Students waited eagerly in crooked and scattered lines for the doors of the hall’s ballroom to cast open and welcome the crowd into the annual Texas Woman’s University Kings, Queens, and Non-Binary Beings Drag Show.
Upon walking through the doors, guests were met with multicolored strobe lights and were gifted colored bandanas laid on each seat.
The drag show was accompanied by representatives of OUTreach Denton, an LGBTQA resource organization made to support and advocate for the community. The representatives went on stage to inform the audience of the organization’s mission and efforts to provide a safe space for LGBTQA individuals.
Hosting this year’s show was drag king Landon Cider and drag queen Kylee O’Hara Fatale, who had also co-hosted last year’s drag show with Netflix personality Alyssa Edwards. Both Cider and Fatale gave performances during the event, helping build up the audience’s energy for the upcoming performers.
Cider, the season three winner of the drag competition show “Dragula,” gave a speech centered on empowerment speech before the show began, speaking on the validity of everybody’s identity and emphasizing the importance of being oneself.
“If anything I say offends anyone, then you’re going to have to leave,” Cider said, before sending his support out to the crowd and the performers.
Second-year nutrition major Christina Wells said that she was excited when Fatale appeared on stage.

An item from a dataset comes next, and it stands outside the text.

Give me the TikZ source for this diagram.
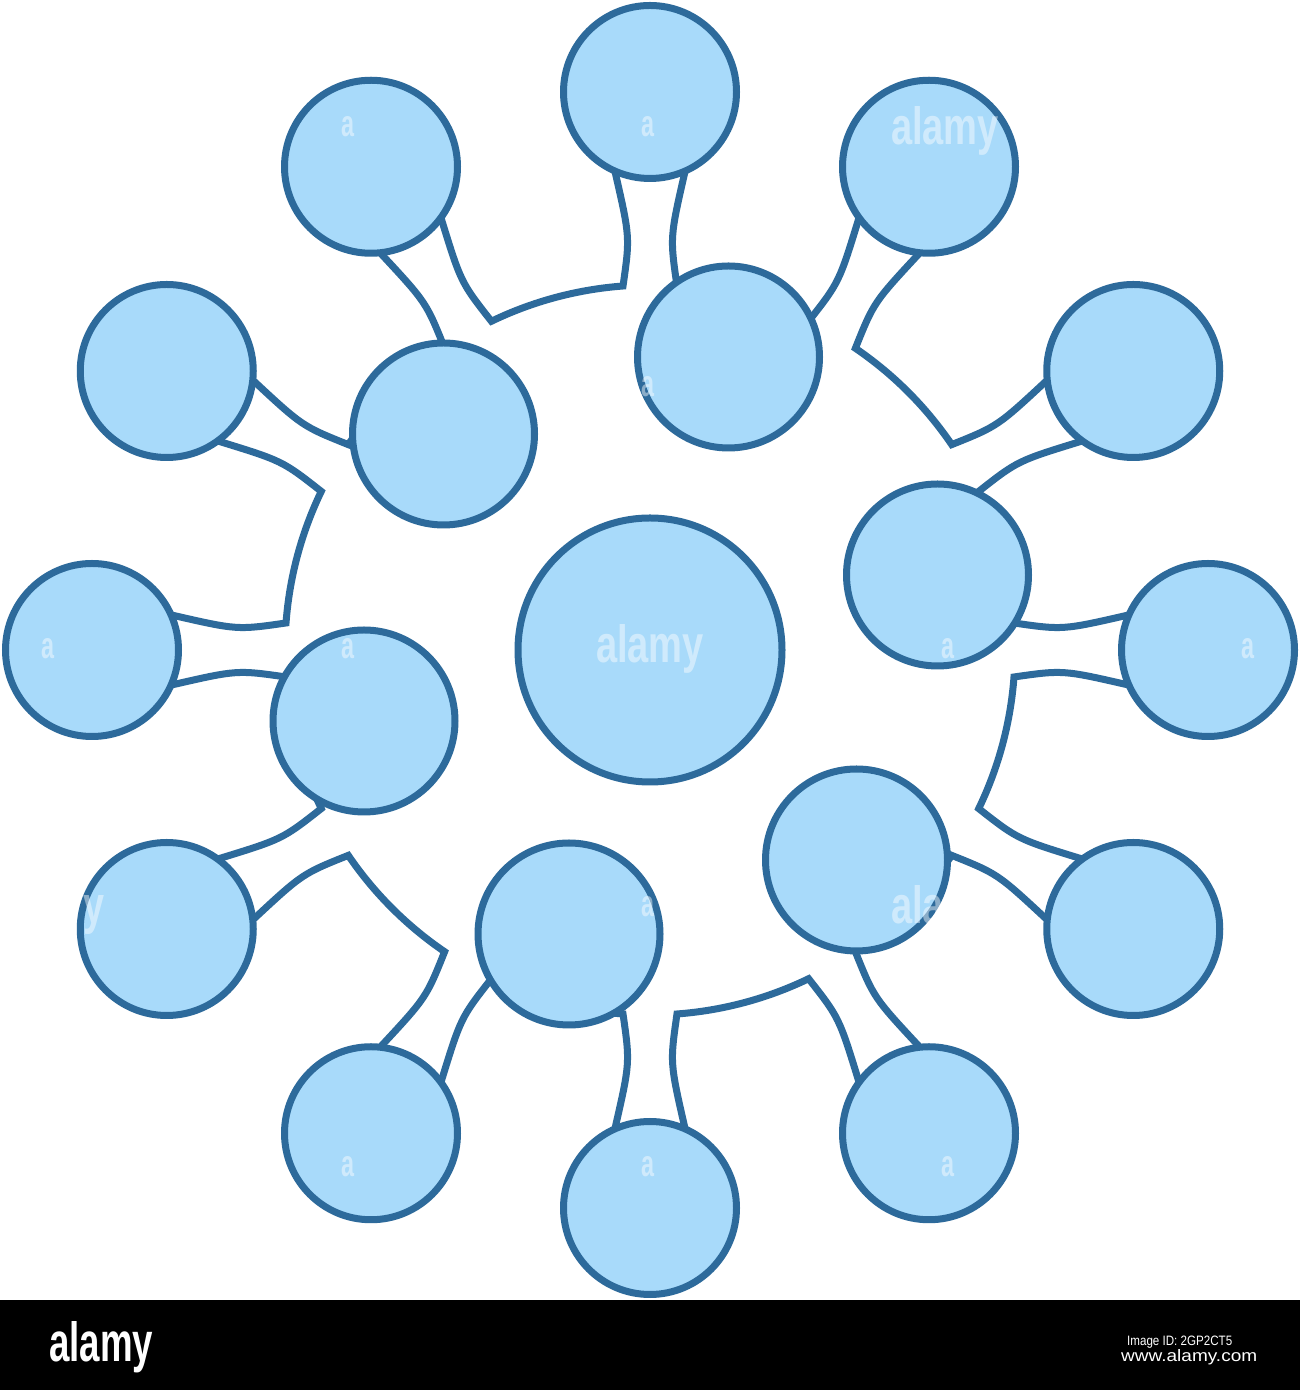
\documentclass[tikz,border=0pt]{standalone}
\usepackage{fontspec}
\setmainfont{Liberation Sans}
\usepackage{graphicx}
\definecolor{cfill}{RGB}{168,218,250}
\definecolor{cline}{RGB}{45,106,155}
\begin{document}
\begin{tikzpicture}[x=1pt,y=1pt,
  blob/.style={circle, draw=cline, fill=cfill, line width=7pt, inner sep=0pt, outer sep=0pt},
  outercell/.style={blob, minimum size=173pt},
  midcell/.style={blob, minimum size=182pt},
  corecell/.style={blob, minimum size=264pt},
  membrane/.style={draw=cline, fill=white, line width=7pt, line join=miter, miter limit=2},
  wm/.style={text=white, opacity=0.45, inner sep=0pt, anchor=base, font=\bfseries},
  bartext/.style={text=white, inner sep=0pt, anchor=base west}]
\useasboundingbox (0,0) rectangle (1300,1390);
\fill[white] (0,0) rectangle (1300,1390);
\fill[black] (0,0) rectangle (1300,90);
\coordinate (c) at (650,740);
\begin{scope}[shift={(c)}]
  \path[membrane] ({-4.242}:365)
    \foreach \a in {0,30,...,330}{
      .. controls ({\a-2.772}:413.48) .. ({\a-4.184}:479.68)
      -- (\a:558) -- ({\a+4.184}:479.68)
      .. controls ({\a+2.772}:413.48) .. ({\a+4.242}:365)
      arc[start angle={\a+4.242}, end angle={\a+25.758}, radius=365]
    } -- cycle;
  \foreach \a [count=\i from 0] in {0,30,...,330}
    \node[outercell] (o\i) at (\a:558) {};
\end{scope}
\node[midcell] (m1) at (443.5,956) {};
\node[midcell] (m2) at (728.5,1033) {};
\node[midcell] (m3) at (937.5,815) {};
\node[midcell] (m4) at (856.5,530) {};
\node[midcell] (m5) at (569,456) {};
\node[midcell] (m6) at (364,669) {};
\node[corecell] (core) at (c) {};
% watermark
\foreach \x/\y [count=\k] in {348/137,648/137,648/397,48/659,348/659,948/659,1248/659,648/917,348/1177,648/1177,948/1177}
  \node[wm] (wa\k) at (\x,1390-\y) {\resizebox{13pt}{20pt}{a}};
\foreach \x/\y [count=\k] in {945/145,650/663,945/924}
  \node[wm] (wb\k) at (\x,1390-\y) {\resizebox{108pt}{38pt}{alamy}};
\node[wm, anchor=base west] (wy) at (83,1390-924) {\resizebox{21pt}{28pt}{y}};
% bottom bar
\node[bartext, font=\bfseries] (logo) at (49,28) {\resizebox{104pt}{40pt}{alamy}};
\node[bartext] (imgid) at (1127,44) {\resizebox{105pt}{9.5pt}{Image ID: 2GP2CT5}};
\node[bartext] (url) at (1121,28) {\resizebox{136pt}{12pt}{www.alamy.com}};
\end{tikzpicture}
\end{document}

“Kylee was a really good host last year,” Wells said. “I’m glad she came back to host the drag show again.”
TWU invited a total of 11 drag stars including the two hosts and performance group Mustache Envy. Most stars performed a choreographed dance or sequence over personalized music tracks. Many acts integrated messages of self- acceptance and expression within their performances, taking advantage of the inviting platform given to them.
Some entertainers like Lana Del Gay showed their personal talents. Gay gave a live opera performance before unveiling a skin-clad outfit and giving the crowd a dance performance.
Alongside the professionals was a string of student performances who followed the routine of giving choreographed presentations over selected music.
Students like second-year child development major Bria Leatch said she enjoyed the student acts.
“I know they let students come on stage last year too, but I always enjoy how inclusive and open to the public the drag show is,” Leatch said. “The student who went first was really good, and I hope she can come back next year.”
Tips were encouraged throughout the show. All the money donated would go to OUTreach Denton to help support the organization. The audience participated in tipping performers as they danced on stage and offstage while they walked through the aisles on the floor.
Following the show, there was a meet and greet where those who attended the event could talk and take pictures with the featured drag kings and queens of the night. Many students like Wells said that they had a great time and hope that a majority of the kings, queens and students will be able to come back to TWU for the next drag show.
“I hope next year they can bring back some of the same performers next year because I really liked them a lot,” Wells said.